Soixante ans après l’Indépendance du pays, à Boumerdès plusieurs monuments historiques et autres lieux de mémoire sont encore méconnus du grand public ou livrés à l’abandon, dans l’indifférence générale. Le cas du bâtiment ayant abrité le siège de l’instance exécutive du GPRA est édifiant.

Classé patrimoine culturel le 8 mai 2016, ce monument n’a bénéficié d’aucune opération de réhabilitation, et ce, malgré sa détérioration. Même l’endroit où a été hissé pour la première fois de manière solennelle et officielle le drapeau algérien est livré aux oubliettes.

La cérémonie s’est déroulée dans la matinée du lundi 3 juillet 1962 en présence d’Abderrahmane Farès en sa qualité de président de l’Exécutif provisoire et de hauts responsables de l’ancienne puissance coloniale, dont Christian Fouchet, le haut commissaire de la France en Algérie. Le drapeau a été hissé par les moudjahidine Abdelkrim Seraidi et Saïd Hamrouche, frère de Mouloud Hamrouche, sous les chants patriotiques d’une troupe de scouts algériens, rapporte Hamoud Ibaouni, un ancien journaliste qui entreprend des recherches sur l’histoire de la région. Mais le site reste toujours méconnu du grand public.

La semaine dernière, à l’occasion du soixantenaire de l’indépendance, les responsables de l’université ont pris l’initiative de transformer le bureau d’Abderrahmane Farès en musée. On y trouve des fauteuils, une petite table ainsi que plusieurs photos de moudjahidine et des membres de l’instance exécutive. Le musée se trouve au 2e étage du bloc abritant la faculté des hydrocarbures et devra être ouvert au public chaque samedi, précise le Pr Mustapha Yahi, recteur de l’université.
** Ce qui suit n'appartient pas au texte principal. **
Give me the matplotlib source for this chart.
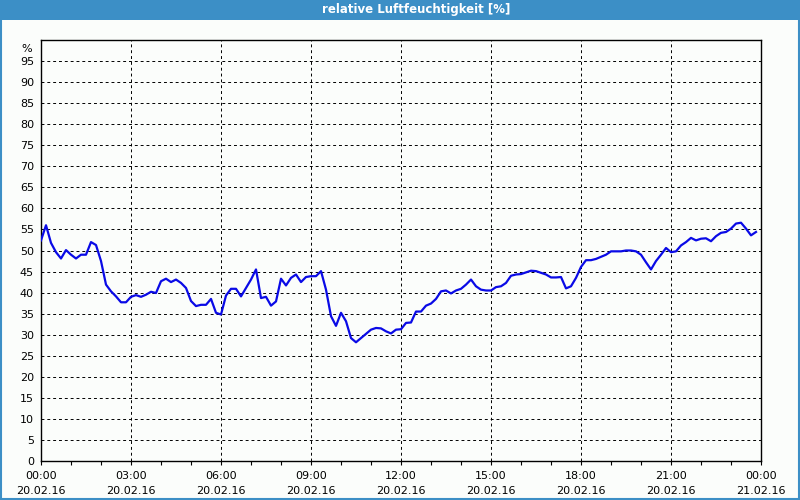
import numpy as np
import matplotlib.pyplot as plt
from matplotlib.patches import Rectangle

# relative humidity, 10-minute readings starting 20.02.16 00:00
humidity = [
    52.4, 56.0, 51.8, 49.6, 48.1, 50.1, 49.0, 48.1, 49.0, 49.0,
    52.0, 51.3, 47.5, 41.9, 40.3, 39.1, 37.7, 37.7, 39.0, 39.4,
    39.0, 39.5, 40.2, 39.9, 42.7, 43.3, 42.5, 43.1, 42.3, 41.1,
    38.0, 36.8, 37.1, 37.1, 38.5, 35.2, 34.8, 39.3, 40.9, 40.9,
    39.1, 41.1, 43.1, 45.5, 38.7, 39.0, 36.9, 37.9, 43.3, 41.7,
    43.5, 44.3, 42.5, 43.7, 43.9, 43.9, 45.1, 40.7, 34.4, 32.1,
    35.2, 33.2, 29.2, 28.2, 29.2, 30.2, 31.2, 31.6, 31.5, 30.8,
    30.3, 31.2, 31.3, 32.8, 32.9, 35.5, 35.5, 36.9, 37.4, 38.5,
    40.3, 40.5, 39.8, 40.5, 40.9, 41.9, 43.1, 41.5, 40.7, 40.5,
    40.5, 41.3, 41.5, 42.3, 44.0, 44.3, 44.4, 44.8, 45.2, 45.1,
    44.7, 44.3, 43.6, 43.6, 43.7, 41.0, 41.5, 43.5, 46.1, 47.7,
    47.7, 48.0, 48.5, 49.0, 49.8, 49.8, 49.8, 50.0, 50.0, 49.8,
    49.0, 47.2, 45.5, 47.5, 49.0, 50.6, 49.6, 49.8, 51.2, 52.0,
    53.0, 52.4, 52.8, 52.9, 52.2, 53.4, 54.2, 54.4, 55.2, 56.4,
    56.6, 55.2, 53.6, 54.4,
]
step_minutes = 10
hours = np.arange(len(humidity)) * step_minutes / 60.0

x_ticks = [0, 3, 6, 9, 12, 15, 18, 21, 24]
x_labels = ['00:00\n20.02.16', '03:00\n20.02.16', '06:00\n20.02.16',
            '09:00\n20.02.16', '12:00\n20.02.16', '15:00\n20.02.16',
            '18:00\n20.02.16', '21:00\n20.02.16', '00:00\n21.02.16']
y_ticks = list(range(0, 100, 5))
title = 'relative Luftfeuchtigkeit [%]'

bg = '#fbfdfb'
frame_blue = '#3c8fc6'

fig = plt.figure(figsize=(8, 5), dpi=100, facecolor=bg)

# title bar and window border
fig.patches.append(Rectangle((0, 0.96), 1, 0.04, transform=fig.transFigure,
                             facecolor=frame_blue, edgecolor='none', zorder=0))
fig.patches.append(Rectangle((0.001, 0.002), 0.998, 0.996, transform=fig.transFigure,
                             facecolor='none', edgecolor=frame_blue, linewidth=1.5, zorder=0))
fig.text(0.52, 0.98, title, color='white', fontsize=8.5, fontweight='bold',
         ha='center', va='center')

ax = fig.add_axes([41/800, 39/500, 720/800, 421/500])
ax.set_facecolor(bg)
ax.plot(hours, humidity, color='#0a0ae6', linewidth=1.6, zorder=3)

ax.set_xlim(0, 24)
ax.set_ylim(0, 100)
ax.set_xticks(x_ticks)
ax.set_xticklabels(x_labels, fontsize=8, linespacing=1.6)
ax.set_xticks(range(25), minor=True)
ax.set_yticks(y_ticks)
ax.set_yticklabels([str(v) for v in y_ticks], fontsize=8)
ax.tick_params(axis='x', which='both', direction='out', length=3, width=0.8, pad=4)
ax.tick_params(axis='y', length=0, pad=5)

ax.grid(True, which='major', color='black', linestyle=(0, (3, 3)), linewidth=0.7)
for s in ax.spines.values():
    s.set_linewidth(1.0)
    s.set_color('black')

ax.text(-0.012, 0.99, '%', transform=ax.transAxes, fontsize=8, ha='right', va='top')

fig.savefig('out.png', dpi=100, facecolor=bg)
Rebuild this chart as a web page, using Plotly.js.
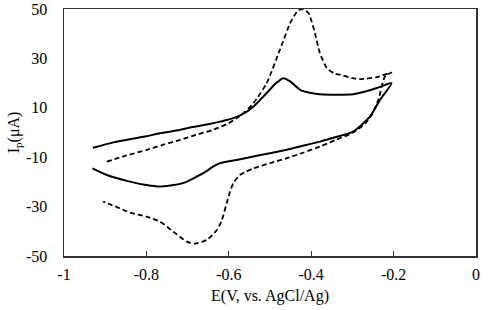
<!DOCTYPE html>
<html>
<head>
<meta charset="utf-8">
<script src="https://cdn.plot.ly/plotly-3.0.1.min.js"></script>
<style>
  html, body { margin: 0; padding: 0; background: #fff; }
  #cv { width: 489px; height: 310px; }
</style>
</head>
<body>
<div id="cv"></div>
<script>
// solid CV loop: forward scan then reverse scan
var solidE = [-0.93, -0.88, -0.84, -0.80, -0.767, -0.72, -0.694, -0.65, -0.621, -0.589, -0.56, -0.54,
  -0.508, -0.485, -0.468, -0.451, -0.427, -0.40, -0.379, -0.34, -0.298, -0.26, -0.241, -0.205,
  -0.233, -0.257, -0.298, -0.34, -0.379, -0.42, -0.459, -0.50, -0.54, -0.581, -0.621, -0.638,
  -0.654, -0.678, -0.70, -0.718, -0.767, -0.80, -0.84, -0.896, -0.931];
var solidI = [-6.2, -4.0, -2.7, -1.5, -0.3, 1.0, 2.0, 3.3, 4.4, 5.8, 8.0, 10.5,
  16.0, 20.0, 22.0, 20.7, 17.3, 16.0, 15.5, 15.3, 15.5, 17.0, 18.0, 20.0,
  13.2, 6.5, 0.4, -1.8, -3.7, -5.4, -7.0, -8.4, -9.7, -11.1, -12.4, -13.8,
  -15.6, -17.9, -19.8, -20.8, -21.9, -21.3, -19.9, -17.2, -14.5];

// dashed CV loop
var dashE = [-0.896, -0.85, -0.799, -0.76, -0.718, -0.68, -0.638, -0.60, -0.581, -0.56, -0.54,
  -0.508, -0.476, -0.451, -0.435, -0.423, -0.407, -0.391, -0.379, -0.362, -0.345, -0.33, -0.30,
  -0.282, -0.241, -0.205,
  -0.221, -0.237, -0.253, -0.27, -0.298, -0.34, -0.379, -0.42, -0.459, -0.50, -0.54, -0.557,
  -0.573, -0.589, -0.597, -0.605, -0.617, -0.629, -0.654, -0.682, -0.702, -0.735, -0.767,
  -0.80, -0.84, -0.87, -0.905];
var dashI = [-11.8, -9.4, -7.0, -5.0, -3.0, -1.0, 1.1, 3.8, 5.8, 8.5, 11.9,
  20.0, 33.5, 44.3, 48.8, 50.0, 48.4, 40.3, 32.2, 26.1, 24.0, 23.4, 22.0,
  21.6, 22.4, 24.3,
  22.7, 13.2, 7.2, 3.5, 0.0, -3.0, -5.7, -8.2, -10.4, -12.4, -14.5, -15.8,
  -17.2, -20.5, -24.0, -28.5, -35.5, -39.5, -43.5, -45.0, -44.2, -40.1, -36.1,
  -34.1, -32.4, -30.3, -28.0];

var xTickVals = [-1, -0.8, -0.6, -0.4, -0.2, 0];
var xTickText = ['-1', '-0.8', '-0.6', '-0.4', '-0.2', '0'];
var yTickVals = [-50, -30, -10, 10, 30, 50];
var yTickText = ['-50', '-30', '-10', '10', '30', '50'];

var font = 'Liberation Serif, Times New Roman, serif';

var data = [
  {
    x: solidE, y: solidI, mode: 'lines', type: 'scatter',
    line: { color: '#000', width: 2, shape: 'spline', smoothing: 0.6 },
    hoverinfo: 'skip'
  },
  {
    x: dashE, y: dashI, mode: 'lines', type: 'scatter',
    line: { color: '#000', width: 1.8, dash: '5px,3px', shape: 'spline', smoothing: 0.6 },
    hoverinfo: 'skip'
  }
];

var layout = {
  width: 489,
  height: 310,
  margin: { l: 64, r: 13, t: 9, b: 54 },
  showlegend: false,
  paper_bgcolor: '#fff',
  plot_bgcolor: '#fff',
  font: { family: font, size: 16, color: '#000' },
  xaxis: {
    range: [-1, 0],
    tickvals: xTickVals,
    ticktext: xTickText,
    ticks: 'inside',
    ticklen: 5,
    tickwidth: 1,
    tickcolor: '#333',
    ticklabelstandoff: 3,
    showgrid: false,
    zeroline: false,
    showline: true,
    linecolor: '#333',
    linewidth: 1.5,
    mirror: true,
    title: { text: 'E(V, vs. AgCl/Ag)', font: { family: font, size: 16 }, standoff: 8 }
  },
  yaxis: {
    range: [-50, 50],
    tickvals: yTickVals,
    ticktext: yTickText,
    ticks: '',
    ticklabelstandoff: 12,
    showgrid: false,
    zeroline: false,
    showline: true,
    linecolor: '#333',
    linewidth: 1.5,
    mirror: true,
    title: { text: 'I<sub>p</sub>(μA)', font: { family: font, size: 16 }, standoff: 2 }
  }
};

Plotly.newPlot('cv', data, layout, { staticPlot: true, displayModeBar: false });
</script>
</body>
</html>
Bien que tout a été organisé à la hâte, le geste a été salué par plus d’un. Né en 1911 à Amalou, près d’Akbou, Abderrahmane Fares, notaire de profession, était membre de l’Assemblée constituante en 1946. Il s’installe à Paris en 1956 où il est chargé par la Fédération de France de collecter des fonds. Le 4 novembre 1961, il est arrêté pour «atteinte à la sûreté de l’Etat» et incarcéré à la prison de Fresnes. Il sera libéré le 19 mars 1962 avant d’être désigné quelques jours plus tard à la tête de l’Exécutif provisoire.

Ouverture d’un musée

Ce militant au long cours est décédé à Zemmouri le 13 mai 1991. En sus du musée, une unité de soins a également été aménagée juste au dessous du bureau d’Abderrahmane Farès. La structure ne fait pas l’unanimité. «Cette unité de soins ne cadre pas avec la vocation de ce monument. Elle lui fait de l’ombre, d’où l’urgence de la délocaliser à l’intérieur du campus d’autant qu’elle est réservée exclusivement au personnel de l’université», estime un enseignant qui fait un flash-back aux années où Boumerdès était la capitale du pays.

Pour lui, le choix des autorités coloniales de s’établir au Rocher noir à la veille de l’Indépendance était dicté surtout par les impératifs de sécurité en raison de la pression exercée par les combattants de l’ALN sur Alger et les exactions perpétrées par l’OAS.

Les premiers bâtiments ayant abrité les bureaux des responsables coloniaux en Algérie ont été réceptionnés fin 1961. L’instance Exécutive du GPRA y avait élu domicile quelques jours après la proclamation du cessez-le-feu pour gérer les affaires courantes du pays, préparer le référendum pour l’autodétermination et organiser l’élection de l’Assemblée constituante. Dans son livre L’Exécutif provisoire : les enjeux d’une transition chaotique, le sociologue Aïssa Kadri estime que «peu de travaux ont été menés sur l’Exécutif provisoire.» Cette instance est composée de 12 membres.

Parmi eux : Mohamed Khemisti, Missoum Sbih, Abdelatif Rahal, Abdelmalek Temmam, Abdelkader Zaibeck, Smail Mahroug ou encore Mohand Mahiou, premier directeur de cabinet de Abderrahmane Farès. La mission de l’instance se termine le 15 octobre 1962 après l’élection de l’Assemblée nationale constituante et la formation du gouvernement de Ben Bella.

Pour Aïssa Kadri, «les hommes, qui ont eu la charge de conduire la transition du printemps à l’automne 1962, ont travaillé avec des contraintes extraordinaires.

Dans une phase de violence inouïe, ils ont, dans les limites des accords négociés, permis aux institutions de fonctionner. Ils ont permis l’essentiel, à savoir asseoir les bases de la construction de l’Etat national indépendant».